Ex ante: There seems to be a lot of confusion on what is regarded as testing what is not. Sure, every developer needs to test his code as he creates it, he/she needs to verify it works. She/he can't hand it to a tester before he/she thinks it's done and good enough. But developers don't see everything. They might not recognize bugs. These bugs can only be found later in the development cycle when thorough testing is conducted. The question is whether developers should conduct that kind of testing or not, and in my humble opinion this needs to be looked at from a project manager's point of view:
Developers can be testers, but they shouldn't be testers. Developers tend to unintentionally/unconciously avoid to use the application in a way that might break it. That's because they wrote it and mostly test it in the way it should be used.
A good tester on the other hand, tries to torture the application. His/her primary intention is to break it. They often use the application in ways developers wouldn't have imagined. They're closer to the users than the developer and often times have a different approach to test a workflow.
Also, using developers as testers increases development costs and does not benefit the quality of the product as much as having a dedicated tester. I wouldn't let developers cross-test their works when I can have it done better by a tester for cheap. Only if the feedback loop between developers and testers became too expensive, I'd have developers crosstest each other's code, but in my experience that is rarely the case and it highly depends on the process.
That does not mean a developer should be sloppy and leave everything to the tester. The software should be backed up by unit tests and technical errors should be reduced to a minimum before handing the software to the tester. Still, sometimes you have fix here, break there problems or other bugs that no developer could forsee, that's ok. Also, integration testing should be done mostly by the developers. The tester's main objective is to verify that the requirements are met.
In such a small team (and also depending on the size of the application), I can also see the tester in a hybrid role, writing unit tests and UI tests. You should definitely hire one.
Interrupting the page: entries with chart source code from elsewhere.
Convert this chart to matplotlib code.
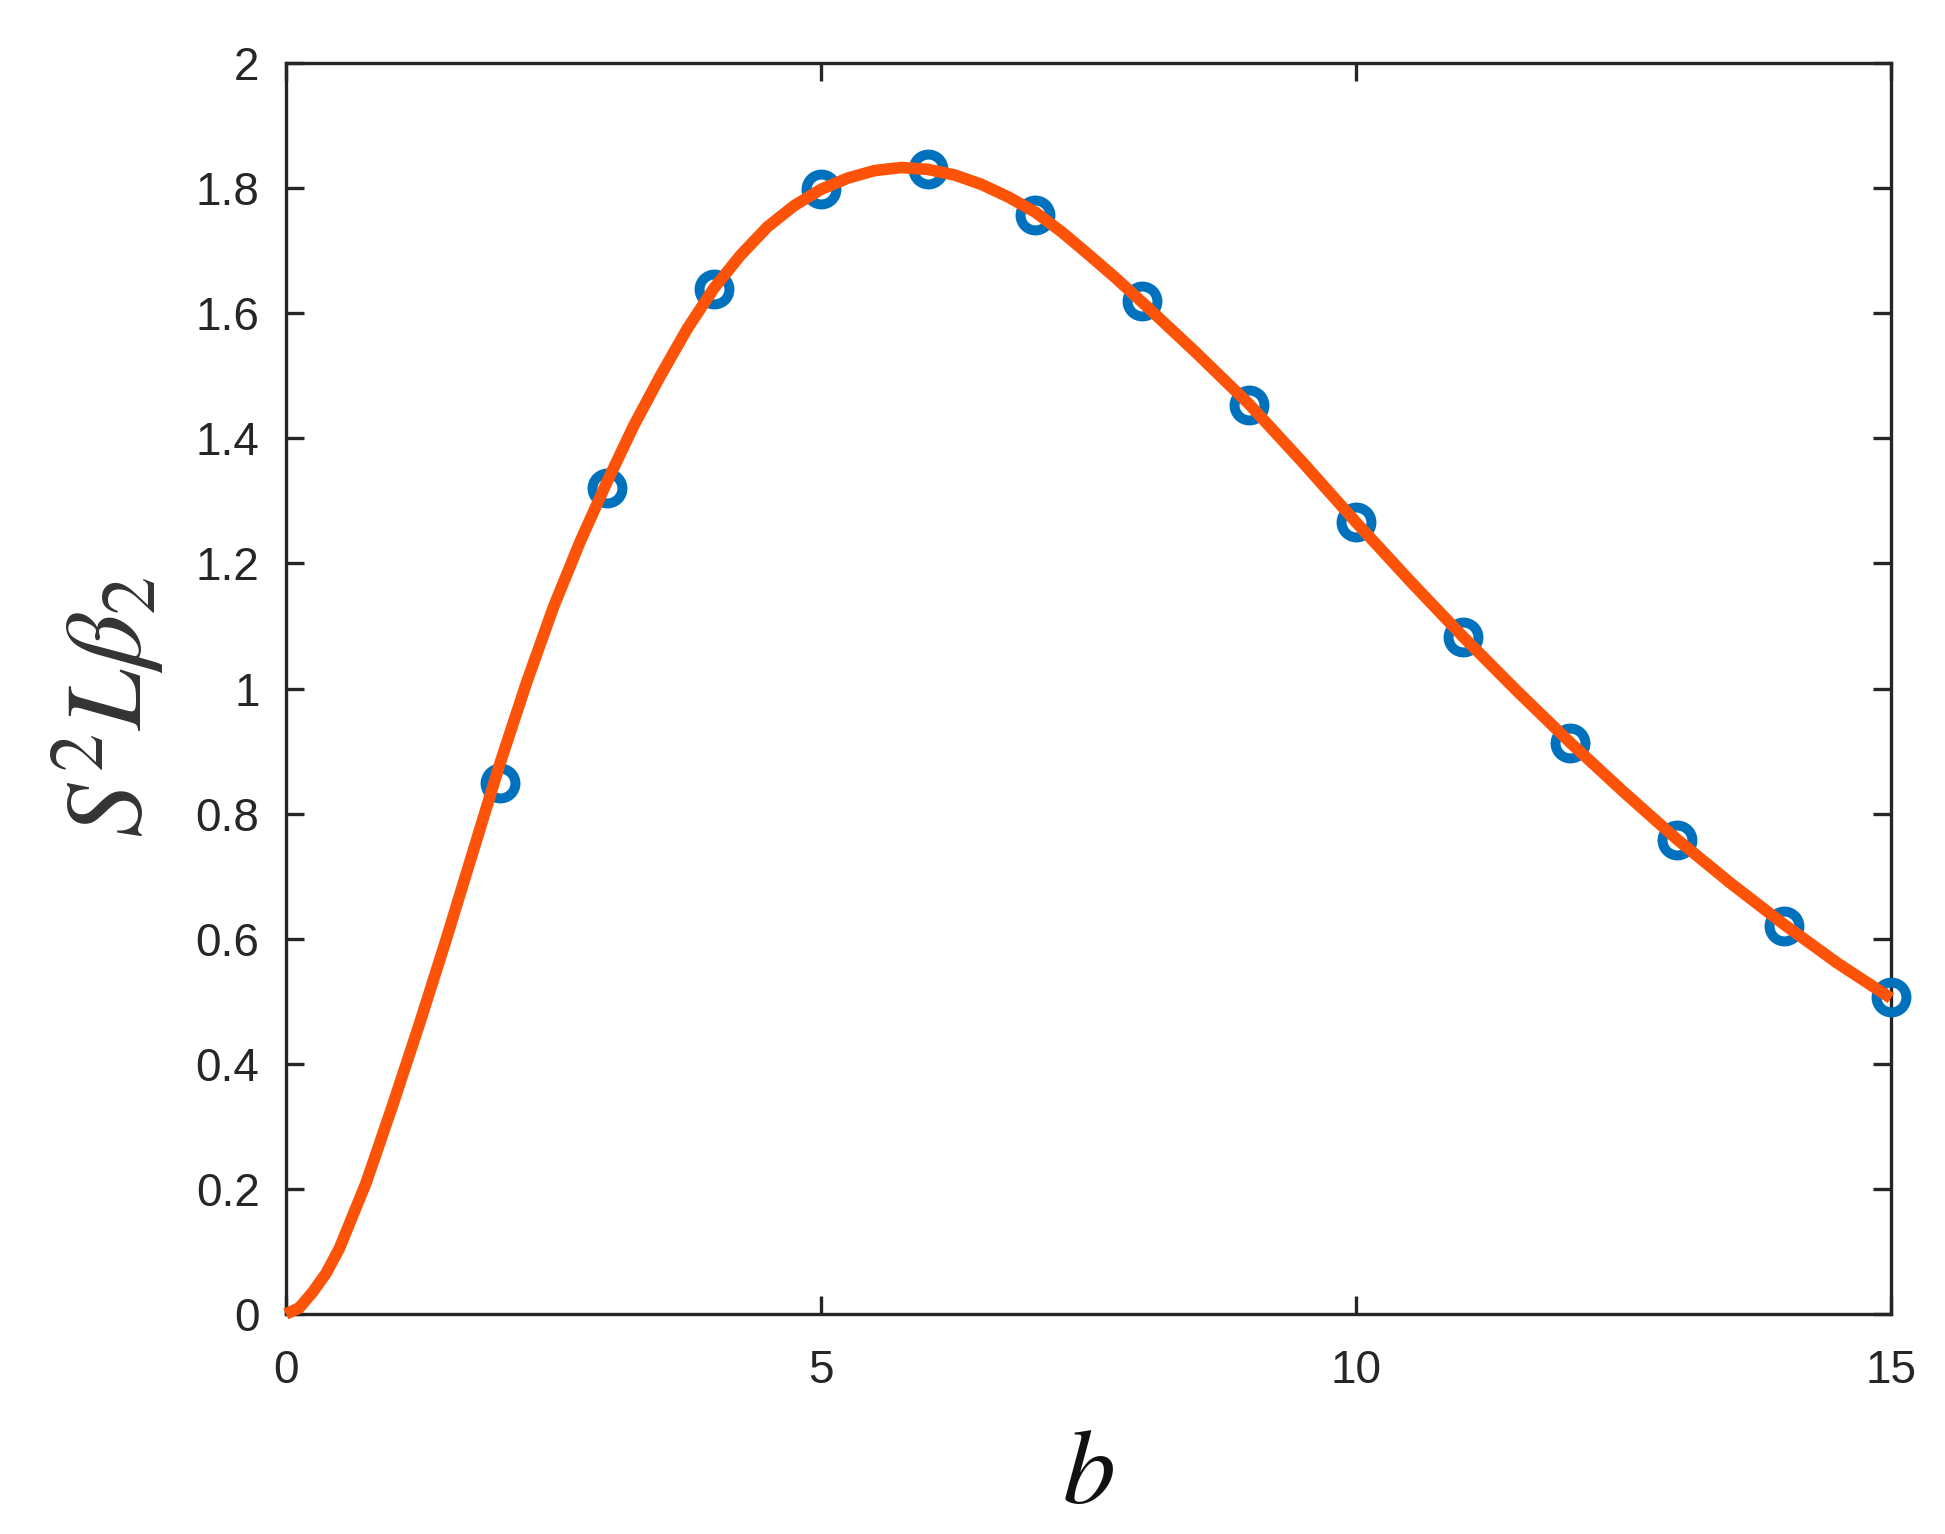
import matplotlib
matplotlib.use("Agg")
import matplotlib.pyplot as plt

# ---- data ----
b_points = [2, 3, 4, 5, 6, 7, 8, 9, 10, 11, 12, 13, 14, 15]
v_points = [0.849, 1.321, 1.638, 1.799, 1.830, 1.757, 1.620, 1.453, 1.267,
            1.082, 0.913, 0.758, 0.621, 0.507]

b_curve = [0, 0.125, 0.25, 0.375, 0.5, 0.75, 1.0, 1.25, 1.5, 1.75, 2.0,
           2.25, 2.5, 2.75, 3.0, 3.25, 3.5, 3.75, 4.0, 4.25, 4.5, 4.75,
           5.0, 5.25, 5.5, 5.75, 6.0, 6.25, 6.5, 6.75, 7.0, 7.25, 7.5,
           7.75, 8.0, 8.5, 9.0, 9.5, 10.0, 10.5, 11.0, 11.5, 12.0, 12.5,
           13.0, 13.5, 14.0, 14.5, 15.0]
v_curve = [0.0, 0.01, 0.035, 0.065, 0.105, 0.21, 0.335, 0.465, 0.6, 0.74,
           0.88, 1.01, 1.13, 1.235, 1.33, 1.42, 1.5, 1.575, 1.64, 1.693,
           1.738, 1.772, 1.798, 1.816, 1.828, 1.833, 1.830, 1.821, 1.806,
           1.786, 1.762, 1.730, 1.694, 1.657, 1.618, 1.538, 1.455, 1.362,
           1.266, 1.173, 1.083, 0.997, 0.914, 0.835, 0.759, 0.689, 0.623,
           0.561, 0.505]

x_ticks = [0, 5, 10, 15]
x_ticklabels = ["0", "5", "10", "15"]
y_ticks = [0, 0.2, 0.4, 0.6, 0.8, 1.0, 1.2, 1.4, 1.6, 1.8, 2.0]
y_ticklabels = ["0", "0.2", "0.4", "0.6", "0.8", "1", "1.2", "1.4", "1.6", "1.8", "2"]

# ---- figure ----
plt.rcParams["mathtext.fontset"] = "stix"
fig = plt.figure(figsize=(19.45, 15.34), dpi=100)
ax = fig.add_axes([0.147, 0.1434, 0.8252, 0.8155])

ax.plot(b_points, v_points, linestyle="none", marker="o", markersize=21.5,
        markerfacecolor="none", markeredgecolor="#0072BD",
        markeredgewidth=7.2, clip_on=False, zorder=3)
ax.plot(b_curve, v_curve, color="#FC5309", linewidth=8.4,
        solid_capstyle="butt", solid_joinstyle="round",
        clip_on=False, zorder=4)

ax.set_xlim(0, 15)
ax.set_ylim(0, 2)
ax.set_xticks(x_ticks)
ax.set_xticklabels(x_ticklabels)
ax.set_yticks(y_ticks)
ax.set_yticklabels(y_ticklabels)

for s in ax.spines.values():
    s.set_linewidth(2.4)
    s.set_color("#262626")

ax.tick_params(axis="both", which="both", direction="in", length=13,
               width=2.4, color="#262626", top=True, right=True,
               labelsize=33, labelcolor="#262626")
ax.tick_params(axis="y", pad=19)
ax.tick_params(axis="x", pad=25)
for lab in ax.get_xticklabels() + ax.get_yticklabels():
    lab.set_family("Liberation Sans")

ax.set_xlabel(r"$b$", fontsize=76, labelpad=22, color="#111111")
ax.set_ylabel(r"$S^2L\beta_2$", fontsize=78, color="#333333")
ax.yaxis.set_label_coords(-0.074, 0.485)

fig.savefig("out.png", dpi=100, facecolor="white")
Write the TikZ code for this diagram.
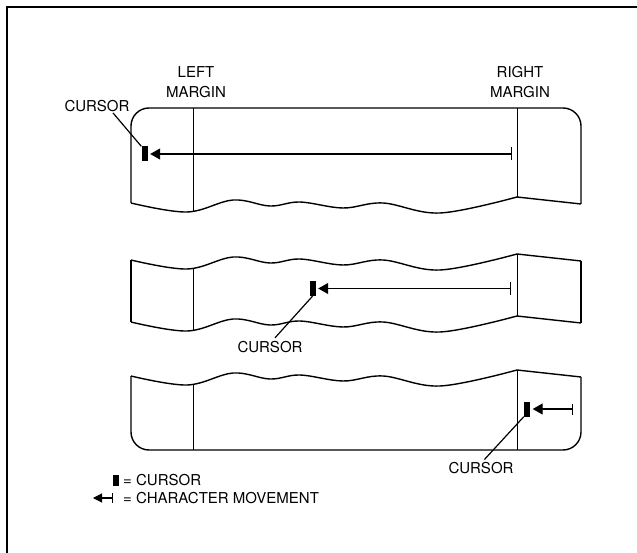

But more important than the tester are regular freezes/branches. Don't present anything that hasn't been properly tested. When you've added a feature or changed something, everything surrounding it has to be verified again. You'll only get a bad reputation if your company doesn't. Don't release something unstable. When the customer wants to have the software by a certain date, then stop developing early enough and test it properly, so you have enough time for bug fixes. Often it's better to decline last-minute feature-requests than to implement them poorly or release without proper testing.